>> start MATERIAL

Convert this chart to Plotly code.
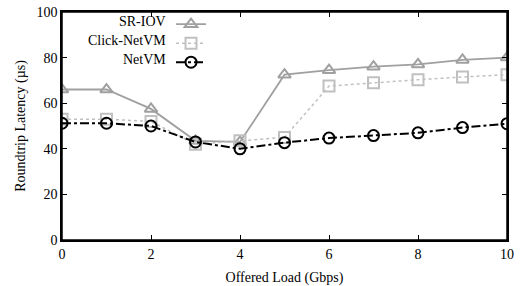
import plotly.graph_objects as go

load = [0, 1, 2, 3, 4, 5, 6, 7, 8, 9, 10]
sriov = [66, 66, 57.5, 43.5, 43, 72.5, 74.5, 76, 77, 79, 80]
click = [53, 53, 52, 42, 43.5, 45, 67.5, 69, 70.3, 71.5, 72.5]
netvm = [51.2, 51.2, 50, 43, 40, 42.7, 44.7, 45.8, 47, 49.3, 51]
names = ["SR-IOV", "Click-NetVM", "NetVM"]

font = "Liberation Serif, Times New Roman, serif"

fig = go.Figure()
fig.add_trace(go.Scatter(x=load, y=sriov, name=" ", mode="lines+markers",
                         line=dict(color="#a0a0a0", width=1.8),
                         marker=dict(symbol="triangle-up-open", size=11, color="#a0a0a0",
                                     line=dict(width=2))))
fig.add_trace(go.Scatter(x=load, y=click, name="  ", mode="lines+markers",
                         line=dict(color="#c0c0c0", width=1.5, dash="dot"),
                         marker=dict(symbol="square-open", size=11, color="#c0c0c0",
                                     line=dict(width=2))))
fig.add_trace(go.Scatter(x=load, y=netvm, name="   ", mode="lines+markers",
                         line=dict(color="black", width=2, dash="dashdot"),
                         marker=dict(symbol="circle-open", size=11, color="black",
                                     line=dict(width=2))))

axis_common = dict(showgrid=False, zeroline=False, showline=True, linecolor="black",
                   linewidth=1.5, mirror="allticks", ticks="inside", ticklen=5,
                   tickcolor="black", tickfont=dict(family=font, size=14, color="black"))

fig.update_layout(
    width=520, height=286,
    margin=dict(l=62, r=13, t=10, b=46),
    paper_bgcolor="white", plot_bgcolor="white",
    font=dict(family=font, size=14, color="black"),
    xaxis=dict(range=[0, 10], tickvals=[0, 2, 4, 6, 8, 10], automargin=False,
               title=dict(text="Offered Load (Gbps)",
                          font=dict(family=font, size=14)), **axis_common),
    yaxis=dict(range=[0, 100], tickvals=[0, 20, 40, 60, 80, 100], automargin="left",
               title=dict(text="Roundtrip Latency (µs)", standoff=8,
                          font=dict(family=font, size=14)), **axis_common),
    legend=dict(x=0.245, y=1.01, xanchor="left", yanchor="top",
                bgcolor="rgba(0,0,0,0)", font=dict(family=font, size=8),
                tracegroupgap=0, itemwidth=30),
    showlegend=True,
    shapes=[dict(type="rect", xref="paper", yref="paper", x0=0, y0=0, x1=1, y1=1,
                 line=dict(color="black", width=1.5), layer="above")],
)

label_y = [0.957, 0.874, 0.791]
for name, ly in zip(names, label_y):
    fig.add_annotation(text=name, xref="paper", yref="paper", x=0.238, y=ly,
                       xanchor="right", yanchor="middle", showarrow=False,
                       font=dict(family=font, size=14, color="black"))

fig.write_html("out.html", config={"displayModeBar": False},
               post_script="document.body.style.margin='0';document.body.style.overflow='hidden';")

>> end MATERIAL

EXERCISE REQUIREMENTS:
With all pictures left out, please transcribe exactly the lines from the start of the material through the line with "Serif, Times New".

RESPONSE:
Convert this chart to Plotly code.
import plotly.graph_objects as go

load = [0, 1, 2, 3, 4, 5, 6, 7, 8, 9, 10]
sriov = [66, 66, 57.5, 43.5, 43, 72.5, 74.5, 76, 77, 79, 80]
click = [53, 53, 52, 42, 43.5, 45, 67.5, 69, 70.3, 71.5, 72.5]
netvm = [51.2, 51.2, 50, 43, 40, 42.7, 44.7, 45.8, 47, 49.3, 51]
names = ["SR-IOV", "Click-NetVM", "NetVM"]

font = "Liberation Serif, Times New Roman, serif"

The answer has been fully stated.